Q.昔から脂肪肝といわれ肝機能を指摘されます。あまりお酒は飲まないのですが、なかなか痩せられなくて。ただの脂肪肝なので大丈夫ですよね?

A.アルコールによらない脂肪肝は非アルコール性脂肪肝(NAFLD)と呼ばれ、その2割くらいは慢性炎症が持続する非アルコール性脂肪性肝炎(NASH)といわれています。NASHの50%は進行性であり、約10年で20~30%が肝硬変、肝癌へ進行するといわれますので、脂肪肝だからといって油断していると危険です。NASHはエコーや血液検査での評価が難しく、診断には肝臓の細胞をとる肝生検が必要になります。

また、アルコールを飲む人全員がこれに当てはまらない訳ではありません。個人差はありますがお酒は1日にそれぞれ日本酒1合、ビール大瓶1本、ウィスキーダブル1杯、ワイングラス1.5杯以下くらいの量ではアルコール性の肝障害を起こすことは少ないと考えられます。よってそれより少ない量なのに脂肪肝の方はNAFLD,NASHの可能性が高いということになります。

近年、C型肝炎患者の減少もあり、肝癌全体にNASHが占める割合が上昇しています。また、糖尿病患者に肝硬変や肝癌が多いということも注目されています。これはNASHの発症と関係があると考えられ、糖尿病によるインスリン抵抗性の上昇が関わっているとされており、メタボリックシンドロームに対する治療の重要性を再認識する必要があります。

脂肪肝は糖尿病と同様、現代を代表する生活習慣病であり、決して楽観視してはいけない病気です。
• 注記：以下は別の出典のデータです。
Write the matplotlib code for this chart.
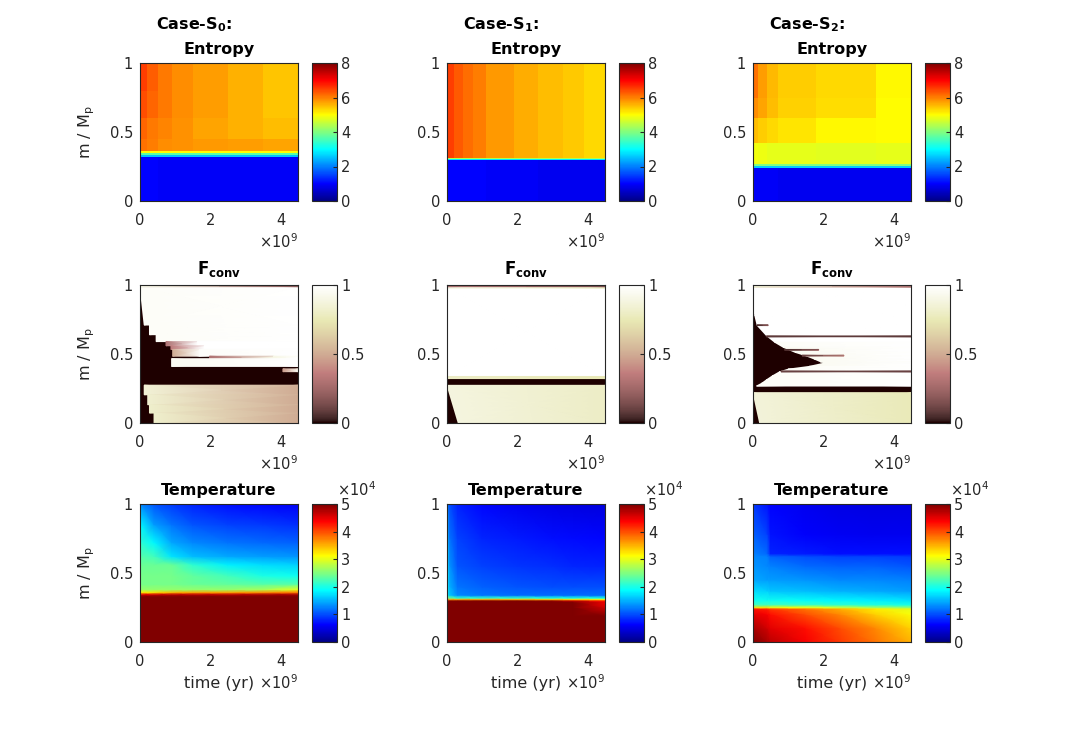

食事、運動療法、ダイエットにより改善できる病気ですので、早い段階で日々の生活習慣を改善することが重要です。

Q.C型肝炎の治療がインターフェロン無しでできるって聞いたのですが。

A.2014年7月から経口抗ウィルス薬による治療が開始されました。それをきっかけに現在までにいくつかの経口薬による治療が認可されており、肝臓学会のガイドラインも適宜更新されています。現在ではガイドライン上もインターフェロンを基本とする治療よりも経口薬による治療(インターフェロンフリー抗ウィルス療法)を第一選択としています。効果の方も非常に優れており、ウィルスや患者さま側の条件(ウィルスの変異、腎機能障害の有無、肝予備能の程度など)にもよりますが、非常に高い奏効率が報告されています。

肝予備能の悪い肝硬変や肝臓がんがある方に対しては治療ができませんので、血液検査で肝臓の機能を調べ、腹部超音波で肝腫瘍や腹水の有無をチェックした後で治療を開始いたします。、12週間という短い期間を内服するだけで治療終了ですので、今までのインターフェロン主体の時代からでは考えられないような画期的な治療に変わってきているのです。

Q.お薬は院内でもらえますか?

A.当院は診察後すぐに処方が欲しいという患者様のご要望にお応えし、院内処方を採用しています。必要なお薬はだいたい置いているつもりですが、置いていないお薬の処方が必要な場合は、お手数ですがお近くの院外薬局へお願いする場合もあります。

Q.車で行きたいのですが駐車場はありますか?

A.当院は最大13台分の駐車場を併設しておりますので車でのご受診も可能です。